Another reason to turn down the lights and set the tree to a slow, gentle twinkle is Aimee Mann’s fragile magic in One More Drifter In the Snow, a perfect antidote to the blare of the season. In this Super Ego Records release, Mann and producer/ bassist Paul Bryan paint a soft, sophisticated watercolor in winter white, with vintage instruments and an ear for the glistening, classy Christmas albums of the 1950s and jazzy 1960s.
Highlights include a cool, fresh take on “Have Yourself a Merry Little Christmas,” the wistful “Christmastime” (penned by Mann's husband Michael Penn), and a cover of Jimmy Webb’s “Whatever Happened To Christmas.” And is that special guest Grant Lee Phillips getting green and sneering in a wicked new vamp of Dr. Seuss’ “You’re a Mean One, Mr. Grinch?”
For the most gifted of musicians, you really can take it with you - that is, if your instrument is a finely-tuned voice in perfect harmony with others. From the first cascade of notes, when a cappella group The Mighty Echoes breaks out in even the moldiest of chestnut carols in Doo Wop Around the Christmas Tree, you can’t help but smile.
Featuring tenor Jon Rubin of The Rubinoos, new second tenor John Lathan, British baritone hitmaker Harvey Shield, and Charlie Davis’ deep cavern of bass, two favorites get their in-synch treatment - Darlene Love’s hit “Christmas (Baby Please Come Home)” and John and Yoko’s “Happy Xmas (War is Over).” Perhaps, we can all sing that one together, real soon. Look for this dreamy, snowstormy delight on Brooklyn International Records.
Last call for eggnog with three fingers of schmaltz! Forever lost in tiki wonderland and smoky, red crushed velvet caverns of swank, Richard Cheese is back with his first CD of Christmas shenanigans in (what else?) Silent Nightclub. Opening with the sound of dashing sleigh bells that morph into a finger-snapping spin through the Dead Kennedys’ “Holiday In Cambodia,” the smarmy anti-consumerist manifesto might not play well at the corporate Wal-Mart Christmas party, but heck, Jello Biafra’s rant from 1980 sounds spot-on a quarter of a century later.

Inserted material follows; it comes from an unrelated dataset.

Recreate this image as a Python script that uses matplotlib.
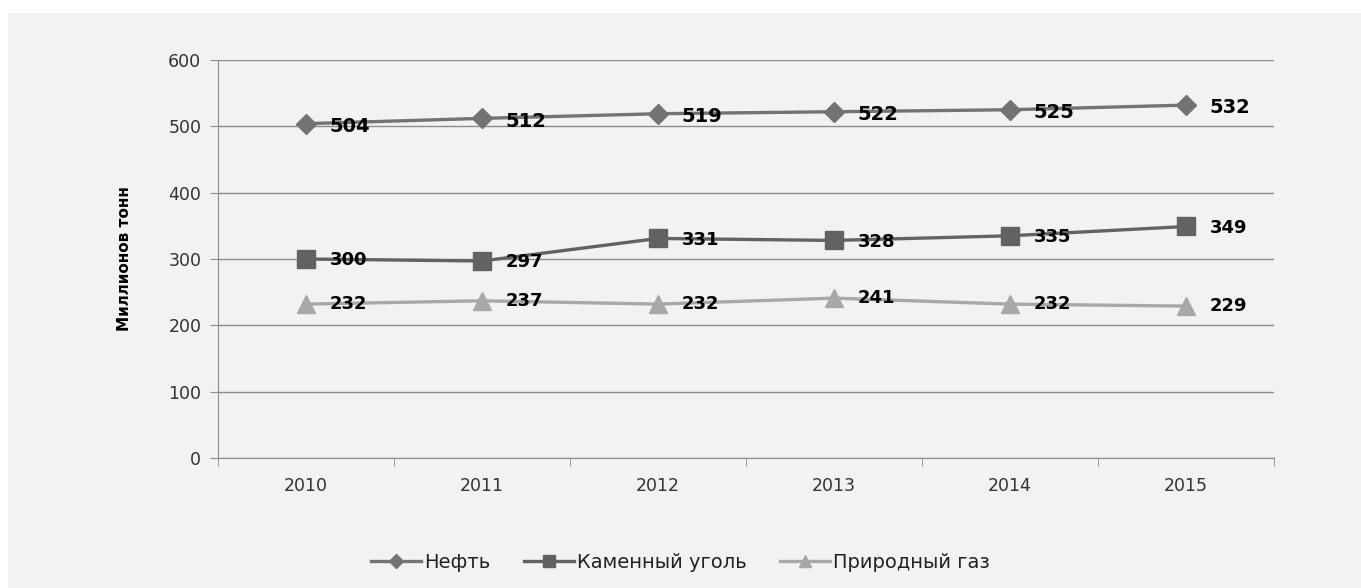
import matplotlib.pyplot as plt
from matplotlib.patches import Rectangle

years = ['2010', '2011', '2012', '2013', '2014', '2015']
oil = [504, 512, 519, 522, 525, 532]
coal = [300, 297, 331, 328, 335, 349]
gas = [232, 237, 232, 241, 232, 229]

fig = plt.figure(figsize=(13.61, 5.88), dpi=100)
fig.patch.set_facecolor('white')
# серая подложка диаграммы
fig.patches.append(Rectangle((8 / 1361, 0), 1 - 8 / 1361, 1 - 13 / 588,
                             transform=fig.transFigure, facecolor='#f2f2f2',
                             edgecolor='none', zorder=-10))

ax = fig.add_axes([218 / 1361, 1 - 458 / 588, (1274 - 218) / 1361, (458 - 60) / 588])
ax.set_facecolor('#f2f2f2')

x = list(range(len(years)))
ax.plot(x, oil, color='#737373', lw=2.4, marker='D', ms=10, label='Нефть', zorder=3)
ax.plot(x, coal, color='#626262', lw=2.4, marker='s', ms=13, label='Каменный уголь', zorder=3)
ax.plot(x, gas, color='#a8a8a8', lw=2.4, marker='^', ms=13, label='Природный газ', zorder=3)

for i in x:
    ax.annotate(str(oil[i]), (i, oil[i]), xytext=(17, -2), textcoords='offset points',
                ha='left', va='center', fontsize=14, fontweight='bold', color='black', zorder=4)
    ax.annotate(str(coal[i]), (i, coal[i]), xytext=(17, -1), textcoords='offset points',
                ha='left', va='center', fontsize=13, fontweight='bold', color='black', zorder=4)
    ax.annotate(str(gas[i]), (i, gas[i]), xytext=(17, 0), textcoords='offset points',
                ha='left', va='center', fontsize=13, fontweight='bold', color='black', zorder=4)

ax.set_xlim(-0.5, 5.5)
ax.set_ylim(0, 600)
ax.set_yticks(range(0, 601, 100))
ax.yaxis.grid(True, color='#8c8c8c', lw=1)
ax.set_axisbelow(True)

ax.set_xticks(x)
ax.set_xticklabels(years)
ax.set_xticks([i - 0.5 for i in range(7)], minor=True)
ax.tick_params(axis='x', which='major', length=0, pad=14, labelsize=12.5, colors='#333333')
ax.tick_params(axis='x', which='minor', length=6, color='#8c8c8c')
ax.tick_params(axis='y', length=6, color='#8c8c8c', labelsize=12.5, labelcolor='#333333', pad=6)

for s in ['top', 'right']:
    ax.spines[s].set_visible(False)
for s in ['left', 'bottom']:
    ax.spines[s].set_color('#8c8c8c')

ax.set_ylabel('Миллионов тонн', fontsize=11, fontweight='bold', labelpad=26)

fig.legend(loc='center', bbox_to_anchor=(0.5, 1 - 562 / 588), ncol=3, frameon=False,
           fontsize=14, handlelength=2.6, columnspacing=1.7, handletextpad=0.15,
           markerscale=0.7, labelcolor='#222222')

fig.savefig('out.png', dpi=100, facecolor=fig.get_facecolor())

Okay, the world could do without another cover of “Jingle Bells” (yes, unfortunately the novelty one with the barking dogs), but you’ve got to giggle at Cheese's minute-and-a-half jumping jazz spin through Band-Aid’s “Do They Know It’s Christmas” and a show-stopping romp through “Christmas Time Is Here” from A Charlie Brown Christmas. One new original, “Christmas In Las Vegas,” makes its way on to this Surfdog Records’ release alongside a fresh handful of Cheese's signature lounge-lozenge covers: Rush’s “The Trees,” Depeche Mode’s “Personal Jesus,” and a falling-rain croon of the Modern English hit “I Melt With You.” My must-hear favorite? Slip into the deadly serious, bossa nova and brushed-drums groove of Vanilla Ice’s “Ice Ice Baby,” hilariously nodding to pianist Bobby Ricotta with “check out the hook while Bobby revolves it.” Might it be time to get cheesy for the holidays?